Tomás de Aquino — Summa theologica I.a Il.ae, q. III, art. 8
A FELICIDADE DO HOMEM CONSISTE NA VISÃO DA ESSÊNCIA DIVINA
A felicidade última e perfeita só pode estar na visão da divina essência, para cuja evidência devem ser consideradas duas coisas: Primeira, que o homem não é perfeitamente feliz enquanto tiver algo por desejar ou buscar. Segundo, que a perfeição de qualquer potência se aprecia pela razão de seu objeto. Ora, o objeto do entendimento é o que é, quer dizer, a essência da coisa, pelo que a perfeição do entendimento progride na medida em que se conhece a essência de uma coisa. Logo, se um entendimento conhece a essência de um efeito, de modo que por ele não pode conhecer a essência da causa, isto é, que não saiba a respeito desta o que é, não se diz que esse entendimento perceba a causa simplesmente, ainda que por meio do efeito se possa conhecer que a causa existe.
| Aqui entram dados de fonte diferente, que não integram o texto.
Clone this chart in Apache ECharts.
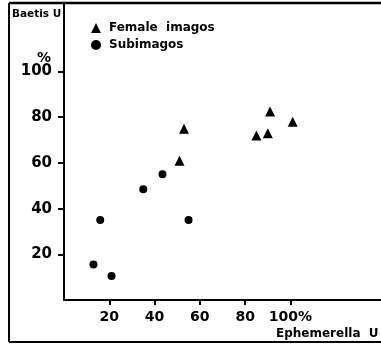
<!DOCTYPE html>
<html>
<head>
    <meta charset="UTF-8">
    <title>Baetis U vs Ephemerella U</title>
    <style>html,body{margin:0;padding:0;background:#fff;}</style>
</head>
<body>
    <div id="main" style="width:381px;height:345px"></div>
    <script src="https://cdn.jsdelivr.net/npm/echarts@6/dist/echarts.min.js"></script>
    <script>
        // Ephemerella U (x, %) vs Baetis U (y, %)
        var femaleX = [51, 53, 85, 90, 91, 101];
        var femaleY = [61, 75, 72, 73, 82.5, 78];
        var subX = [13, 16, 21, 35, 43.5, 55];
        var subY = [15.5, 35, 10.5, 48.5, 55, 35];
        var tickValues = [20, 40, 60, 80, 100];

        function pairs(xs, ys) {
            var out = [];
            for (var i = 0; i < xs.length; i++) out.push([xs[i], ys[i]]);
            return out;
        }

        var app = echarts.init(document.getElementById('main'));
        var fnt = 'DejaVu Sans';
        option = {
            animation: false,
            grid: {left: 64, top: 3, right: 0, bottom: 45},
            legend: {
                orient: 'vertical',
                left: 86, top: 17,
                itemWidth: 10, itemHeight: 10, itemGap: 5,
                textStyle: {fontFamily: fnt, fontWeight: 'bold', fontSize: 12, color: '#000', padding: [0, 0, 0, 3]},
                data: [
                    {name: 'Female  imagos', icon: 'triangle'},
                    {name: 'Subimagos', icon: 'circle'}
                ]
            },
            xAxis: {
                type: 'value', min: 0, max: 140,
                splitLine: {show: false},
                axisLine: {lineStyle: {color: '#000', width: 2}},
                axisTick: {customValues: tickValues, length: 5, lineStyle: {color: '#000', width: 2}},
                axisLabel: {
                    customValues: tickValues, margin: 10,
                    fontFamily: fnt, fontWeight: 'bold', fontSize: 14, color: '#000',
                    formatter: function (v) { return v == 100 ? '100%' : v; }
                }
            },
            yAxis: {
                type: 'value', min: 0, max: 130,
                splitLine: {show: false},
                axisLine: {lineStyle: {color: '#000', width: 2}},
                axisTick: {customValues: tickValues, length: 6, lineStyle: {color: '#000', width: 2}},
                axisLabel: {
                    customValues: tickValues, margin: 12,
                    fontFamily: fnt, fontWeight: 'bold', fontSize: 15, color: '#000'
                }
            },
            graphic: [
                {type: 'line', shape: {x1: 9, y1: 3, x2: 381, y2: 3}, style: {stroke: '#000', lineWidth: 2.5}},
                {type: 'line', shape: {x1: 9, y1: 3, x2: 9, y2: 342}, style: {stroke: '#000', lineWidth: 2}},
                {type: 'line', shape: {x1: 9, y1: 342, x2: 381, y2: 342}, style: {stroke: '#000', lineWidth: 2}},
                {type: 'text', left: 12, top: 9, style: {text: 'Baetis U', font: 'bold 10.5px "DejaVu Sans"', fill: '#000'}},
                {type: 'text', left: 37, top: 51, style: {text: '%', font: 'bold 14px "DejaVu Sans"', fill: '#000'}},
                {type: 'text', left: 276, top: 328, style: {text: 'Ephemerella  U', font: 'bold 12px "DejaVu Sans"', fill: '#000'}}
            ],
            series: [
                {
                    name: 'Female  imagos',
                    type: 'scatter',
                    symbol: 'triangle',
                    symbolSize: 10,
                    itemStyle: {color: '#000', opacity: 1},
                    data: pairs(femaleX, femaleY)
                },
                {
                    name: 'Subimagos',
                    type: 'scatter',
                    symbol: 'circle',
                    symbolSize: 8,
                    itemStyle: {color: '#000', opacity: 1},
                    data: pairs(subX, subY)
                }
            ]
        };
        app.setOption(option);
    </script>
</body>
</html>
E, portanto, fica naturalmente para o homem, quando conhece um efeito e sabe que tem causa, o desejo de saber também o que é a causa, e esse desejo é de admiração, e produz a investigação; por exemplo, quando alguém, ao contemplar um eclipse solar, considera que procede de alguma causa, e então se admira por não saber o que é, e, ao admirar-se, investiga; e esta investigação não conhece trégua até chegar a conhecer a essência da dita causa. Assim, pois, se o entendimento humano, ao conhecer a essência de algum efeito criado, não conhece de Deus a não ser sua existência, sua perfeição ainda não alcança simplesmente a causa primeira, restando-lhe ainda o desejo de inquerir acerca da dita causa, pelo que não chegou a ser perfeitamente feliz. Assim, pois, para a felicidade perfeita se requer que o entendimento alcance a essência mesma da primeira causa, e deste modo obterá sua perfeição pela união a Deus, como ao objeto em que unicamente consiste a felicidade do homem.